On about 800 square miles of resource leases acquired from the B.C. government and less technically-minded producers for C$369 million (US$280 million), EnCana intends to drill up about 375 horizontal wells over a five-year period. Cutbank Ridge production is expected to build up to more than 300 MMcf/d. Although the B.C. program is expensive compared to the Alberta coalbed methane, with Cutbank Ridge wells each costing about C$4 million (US$3 million), it is still seen as a bargain compared to offshore projects.
EnCana suspended work on Deep Panuke last February, saying its reserves in the range of 900 Bcf at the time did not justify the projected C$1.1 billion (US$840 million) cost of a production platform.

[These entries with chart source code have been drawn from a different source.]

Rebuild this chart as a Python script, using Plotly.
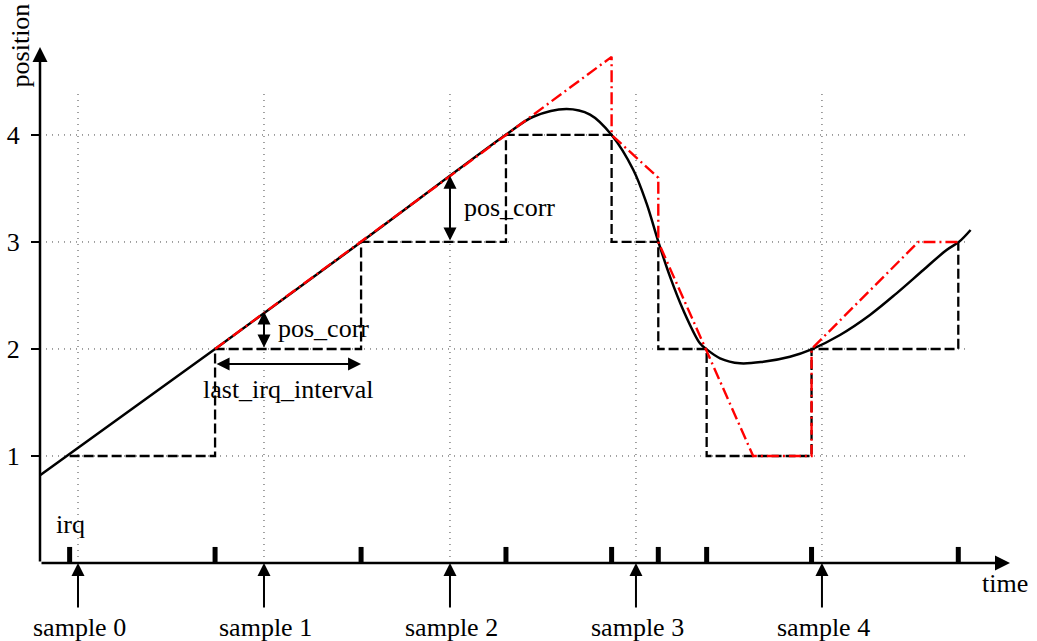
import plotly.graph_objects as go

# ---------------- data ----------------
sample_times = [0, 1, 2, 3, 4]
sample_labels = ["sample 0", "sample 1", "sample 2", "sample 3", "sample 4"]

irq_times = [-0.045, 0.737, 1.522, 2.301, 2.869, 3.120, 3.380, 3.944, 4.733]
irq_positions = [1, 2, 3, 4, 3, 2, 1, 2, 3]

true_t = [-0.204, 0.737, 1.522, 2.323, 2.448, 2.627, 2.753, 2.869, 2.986,
          3.057, 3.120, 3.183, 3.254, 3.344, 3.380, 3.452, 3.559, 3.685, 3.828,
          3.944, 4.097, 4.258, 4.401, 4.545, 4.670, 4.738, 4.799]
true_pos = [0.82, 2.0, 3.0, 4.03, 4.17, 4.243, 4.19, 4.0, 3.673,
            3.36, 3.003, 2.676, 2.364, 2.053, 1.997, 1.913, 1.866, 1.881, 1.928,
            1.997, 2.131, 2.318, 2.52, 2.738, 2.925, 3.003, 3.112]

extrap_t = [0.737, 1.522, 2.301, 2.869, 2.869, 3.120, 3.120, 3.63, 3.944, 3.944, 4.518, 4.733]
extrap_pos = [2.0, 3.0, 4.0, 4.73, 4.0, 3.60, 3.0, 1.0, 1.0, 2.0, 3.0, 3.0]

y_ticks = [1, 2, 3, 4]
pos_corr_at = [1, 2]            # sample indices where pos_corr is shown
pos_corr_values = [2.35, 3.62]  # curve value at those samples
pos_corr_base = [2, 3]

# ---------------- figure ----------------
FONT = "Liberation Serif"
FS = 26
x_min, x_max = -0.2043, 5.011
y_min, y_max = 0.0, 4.822
grid_x_end = 4.785
grid_y_top = 4.41


def px(t):   # data x -> paper x
    return (t - x_min) / (x_max - x_min)


def py(v):   # data y -> paper y
    return (v - y_min) / (y_max - y_min)


fig = go.Figure()

# dotted grid
gx, gy = [], []
for v in y_ticks:
    gx += [x_min, grid_x_end, None]
    gy += [v, v, None]
for t in sample_times:
    gx += [t, t, None]
    gy += [0, grid_y_top, None]
fig.add_trace(go.Scatter(x=gx, y=gy, mode="lines",
                         line=dict(color="#444444", width=1, dash="1px,5px"),
                         hoverinfo="skip", showlegend=False))

# irq ticks
ix, iy = [], []
for t in irq_times:
    ix += [t, t, None]
    iy += [0, 0.15, None]
fig.add_trace(go.Scatter(x=ix, y=iy, mode="lines",
                         line=dict(color="black", width=5),
                         hoverinfo="skip", showlegend=False))

# stepped sampled position
fig.add_trace(go.Scatter(x=irq_times, y=irq_positions, mode="lines",
                         line=dict(color="black", width=2.3, dash="10px,4px", shape="hv"),
                         hoverinfo="skip", showlegend=False))

# true position curve
fig.add_trace(go.Scatter(x=true_t, y=true_pos, mode="lines",
                         line=dict(color="black", width=2.5, shape="spline", smoothing=1.0),
                         hoverinfo="skip", showlegend=False))

# extrapolated position
fig.add_trace(go.Scatter(x=extrap_t, y=extrap_pos, mode="lines",
                         line=dict(color="#ff0000", width=2.4, dash="12px,4px,2px,4px"),
                         hoverinfo="skip", showlegend=False))

annotations = []
txt = dict(family=FONT, size=FS, color="black")
mid = dict(xanchor="center", yanchor="middle")

# axes with arrows
annotations.append(dict(x=x_min, y=y_max, ax=x_min, ay=0, xref="x", yref="y",
                        axref="x", ayref="y", showarrow=True, arrowhead=2,
                        arrowsize=1.2, arrowwidth=2.5, arrowcolor="black", text=""))
annotations.append(dict(x=x_max, y=0, ax=x_min, ay=0, xref="x", yref="y",
                        axref="x", ayref="y", showarrow=True, arrowhead=2,
                        arrowsize=1.2, arrowwidth=2.5, arrowcolor="black", text=""))

# sample arrows and labels (below the axis -> paper y coordinates)
for t, lab in zip(sample_times, sample_labels):
    annotations.append(dict(x=t, y=py(0), ax=0, ay=46,
                            xref="x", yref="paper", axref="pixel", ayref="pixel",
                            showarrow=True, arrowhead=2,
                            arrowsize=1.3, arrowwidth=2, arrowcolor="black", text=""))
    annotations.append(dict(x=t + 0.01, y=py(-0.607), xref="x", yref="paper",
                            text=lab, showarrow=False, font=txt, **mid))

# pos_corr arrows
for idx, top, base in zip(pos_corr_at, pos_corr_values, pos_corr_base):
    t = sample_times[idx]
    annotations.append(dict(x=t, y=top, ax=t, ay=base, xref="x", yref="y",
                            axref="x", ayref="y", showarrow=True, arrowhead=2,
                            startarrowhead=2, arrowside="end+start",
                            arrowsize=1.3, startarrowsize=1.3,
                            arrowwidth=2, arrowcolor="black", text=""))
    annotations.append(dict(x=t + 0.062, y=(top + base) / 2 + 0.015, xref="x", yref="y",
                            text="pos_corr", xanchor="left", yanchor="middle",
                            showarrow=False, font=txt))

# last_irq_interval arrow
annotations.append(dict(x=irq_times[2], y=1.86, ax=irq_times[1], ay=1.86,
                        xref="x", yref="y", axref="x", ayref="y", showarrow=True,
                        arrowhead=2, startarrowhead=2, arrowside="end+start",
                        arrowsize=1.3, startarrowsize=1.3,
                        arrowwidth=2, arrowcolor="black", text=""))
annotations.append(dict(x=(irq_times[1] + irq_times[2]) / 2, y=1.62, xref="x", yref="y",
                        text="last_irq_interval", showarrow=False, font=txt, **mid))

# irq label
annotations.append(dict(x=irq_times[0] + 0.005, y=0.36, xref="x", yref="y", text="irq",
                        showarrow=False, font=txt, **mid))

# axis titles
annotations.append(dict(x=px(4.984), y=py(-0.19), xref="paper", yref="paper", text="time",
                        showarrow=False, font=txt, **mid))
annotations.append(dict(x=px(-0.31), y=py(4.84), xref="paper", yref="paper", text="position",
                        textangle=-90, showarrow=False, font=txt, **mid))

fig.update_layout(
    width=1037, height=641,
    margin=dict(l=40, r=27, t=47, b=78, autoexpand=False),
    plot_bgcolor="white", paper_bgcolor="white",
    showlegend=False,
    annotations=annotations,
    xaxis=dict(range=[x_min, x_max], showgrid=False, zeroline=False,
               showticklabels=False, ticks="", showline=False, fixedrange=True,
               automargin=False),
    yaxis=dict(range=[y_min, y_max], showgrid=False, zeroline=False,
               tickvals=y_ticks, ticktext=[str(v) for v in y_ticks],
               ticks="outside", ticklen=8, tickwidth=2, tickcolor="black",
               ticklabelstandoff=6, automargin=False,
               tickfont=txt,
               showline=False, fixedrange=True),
)

fig.write_html(
    "out.html",
    config={"displayModeBar": False},
    post_script="document.body.style.margin='0';document.body.style.overflow='hidden';",
)
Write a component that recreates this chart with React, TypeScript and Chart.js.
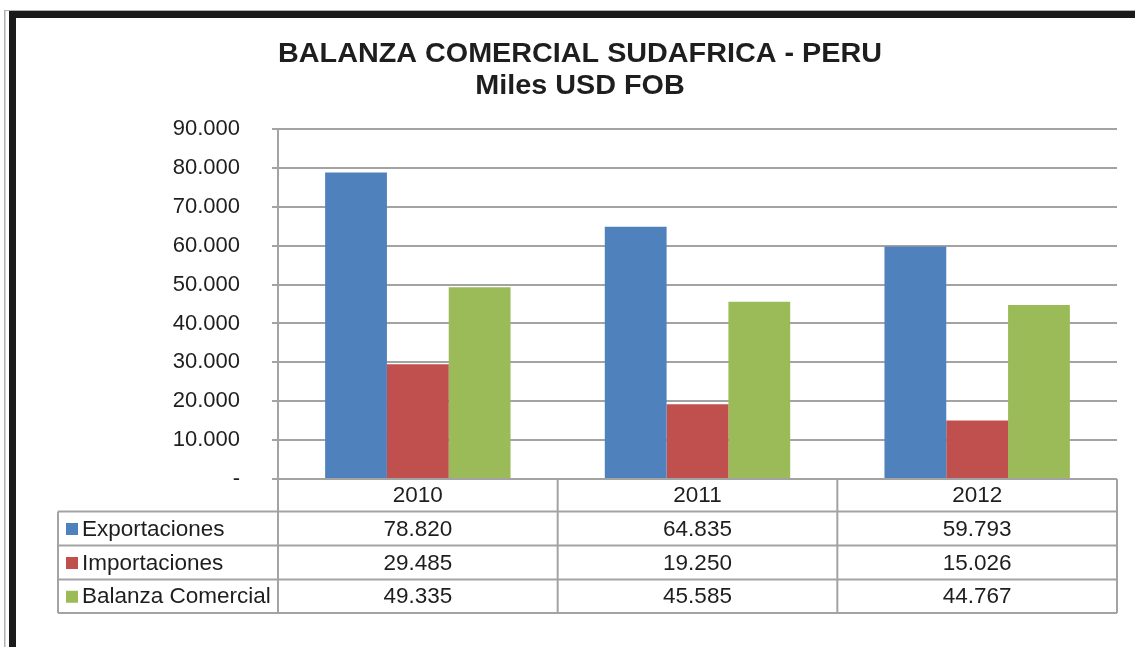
import React, { useEffect, useRef } from "react";
import { Chart, registerables } from "chart.js";

Chart.register(...registerables);

const categories = ["2010", "2011", "2012"];
const seriesNames = ["Exportaciones", "Importaciones", "Balanza Comercial"];
const exportaciones = [78820, 64835, 59793];
const importaciones = [29485, 19250, 15026];
const balanza = [49335, 45585, 44767];
const seriesColors = ["#4f81bd", "#c0504d", "#9bbb59"];
const titleLines = ["BALANZA COMERCIAL SUDAFRICA - PERU", "Miles USD FOB"];

const FONT = "'Liberation Sans', Arial, Helvetica, sans-serif";
const GRID = "#a3a3a3";
const TEXT = "#1e1e1e";

function fmt(v: number): string {
  if (v === 0) return "-";
  return Math.round(v)
    .toString()
    .replace(/\B(?=(\d{3})+(?!\d))/g, ".");
}

const framePlugin = {
  id: "frameAndTable",
  beforeDraw(chart: any) {
    const ctx = chart.ctx;
    ctx.save();
    ctx.fillStyle = "#ffffff";
    ctx.fillRect(0, 0, chart.width, chart.height);
    // outer frame
    ctx.fillStyle = "#b0b0b0";
    ctx.fillRect(4, 10, 1.5, chart.height);
    ctx.fillRect(4, 10, chart.width, 1);
    ctx.fillStyle = "#1a1a1a";
    ctx.fillRect(9, 11, 7, chart.height);
    ctx.fillRect(9, 11, chart.width, 7);
    // title
    ctx.fillStyle = TEXT;
    ctx.textAlign = "center";
    ctx.textBaseline = "alphabetic";
    ctx.font = `bold 27px ${FONT}`;
    ctx.translate(580, 0);
    ctx.scale(1.065, 1);
    ctx.fillText(titleLines[0], 0, 62);
    ctx.fillText(titleLines[1], 0, 94);
    ctx.restore();
  },
  afterDraw(chart: any) {
    const ctx = chart.ctx;
    const area = chart.chartArea;
    const xs = chart.scales.x;
    const centers = categories.map((_, i) => xs.getPixelForValue(i));
    const bounds: number[] = [area.left];
    for (let i = 0; i < centers.length - 1; i++) bounds.push((centers[i] + centers[i + 1]) / 2);
    bounds.push(area.right);
    const rows = [area.bottom, 511.5, 545.5, 579.5, 613];
    const tableLeft = 58;
    ctx.save();
    ctx.strokeStyle = GRID;
    ctx.lineWidth = 2;
    ctx.beginPath();
    for (let r = 1; r < rows.length; r++) {
      ctx.moveTo(tableLeft, rows[r]);
      ctx.lineTo(area.right, rows[r]);
    }
    bounds.forEach((b) => {
      ctx.moveTo(b, rows[0]);
      ctx.lineTo(b, rows[rows.length - 1]);
    });
    ctx.moveTo(tableLeft, rows[1]);
    ctx.lineTo(tableLeft, rows[rows.length - 1]);
    ctx.stroke();

    ctx.fillStyle = TEXT;
    ctx.font = `22.5px ${FONT}`;
    ctx.textBaseline = "middle";
    ctx.textAlign = "center";
    categories.forEach((c, i) => {
      ctx.fillText(c, centers[i], (rows[0] + rows[1]) / 2 + 1);
    });
    const datasets = chart.data.datasets;
    datasets.forEach((ds: any, r: number) => {
      const yMid = (rows[r + 1] + rows[r + 2]) / 2 + 1;
      ctx.textAlign = "center";
      ctx.fillStyle = TEXT;
      ds.data.forEach((v: number, i: number) => {
        ctx.fillText(fmt(v), centers[i], yMid);
      });
      ctx.fillStyle = ds.backgroundColor;
      ctx.fillRect(66, yMid - 6.5, 12, 12);
      ctx.fillStyle = TEXT;
      ctx.textAlign = "left";
      ctx.fillText(ds.label, 82, yMid);
    });
    ctx.restore();
  },
};

export default function App() {
  const ref = useRef<HTMLCanvasElement | null>(null);
  useEffect(() => {
    if (!ref.current) return;
    const values = [exportaciones, importaciones, balanza];
    const chart = new Chart(ref.current, {
      type: "bar",
      data: {
        labels: categories,
        datasets: seriesNames.map((name, i) => ({
          label: name,
          data: values[i],
          backgroundColor: seriesColors[i],
          borderWidth: 0,
          categoryPercentage: 0.663,
          barPercentage: 1,
        })),
      },
      options: {
        responsive: false,
        animation: false,
        layout: { padding: { left: 20, top: 129, right: 18, bottom: 168 } },
        plugins: {
          legend: { display: false },
          title: { display: false },
          tooltip: { enabled: false },
        },
        scales: {
          x: { display: false },
          y: {
            min: 0,
            max: 90000,
            afterFit(scale: any) {
              scale.width = 258;
            },
            ticks: {
              stepSize: 10000,
              padding: 32,
              color: TEXT,
              font: { family: FONT, size: 22 },
              callback: (v: any) => fmt(Number(v)),
            },
            grid: { color: GRID, lineWidth: 2, tickLength: 6 },
            border: { color: GRID, width: 2 },
          },
        },
      },
      plugins: [framePlugin],
    });
    return () => chart.destroy();
  }, []);
  return (
    <div style={{ position: "absolute", left: 0, top: 0, width: 1135, height: 647, background: "#fff" }}>
      <canvas ref={ref} width={1135} height={647} style={{ display: "block" }} />
    </div>
  );
}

Although the drilling results have yet to be disclosed, EnCana said the outlook has improved offshore of Nova Scotia as a result of two wells called Margaree (100% EnCana) and MarCoh (split by EnCana, ExxonMobil and Shell Canada).
Canadian regulatory authorities were promised a progress report before the end of the year when they agreed to grant EnCana a “time-out” on Deep Panuke applications last winter. The company indicated the drilling results are not the only factor weighing on the decision whether to proceed. Also under review are options for lowering costs of the development, such as connecting to the SOEP production system or a site on shore.
While Canada’s top producer presented its version of the nation’s future as a gas supplier, its peers confirmed that sustaining productive capacity is becoming harder. In a review of 2002 overall performance, the Canadian Association of Petroleum Producers reported only 86% of production was replaced by additions to reserves. As of year-end 2002, the total Canadian gas inventory slipped by 1 Tcf or 1.7% to 59 Tcf. B.C., sometimes nicknamed “the near frontier,” stood out as the lone Canadian gas-producing jurisdiction where reserves additions exceeded production in 2002. Accelerating drilling into sparsely explored northern targets added a net 114 Bcf to the B.C. inventory.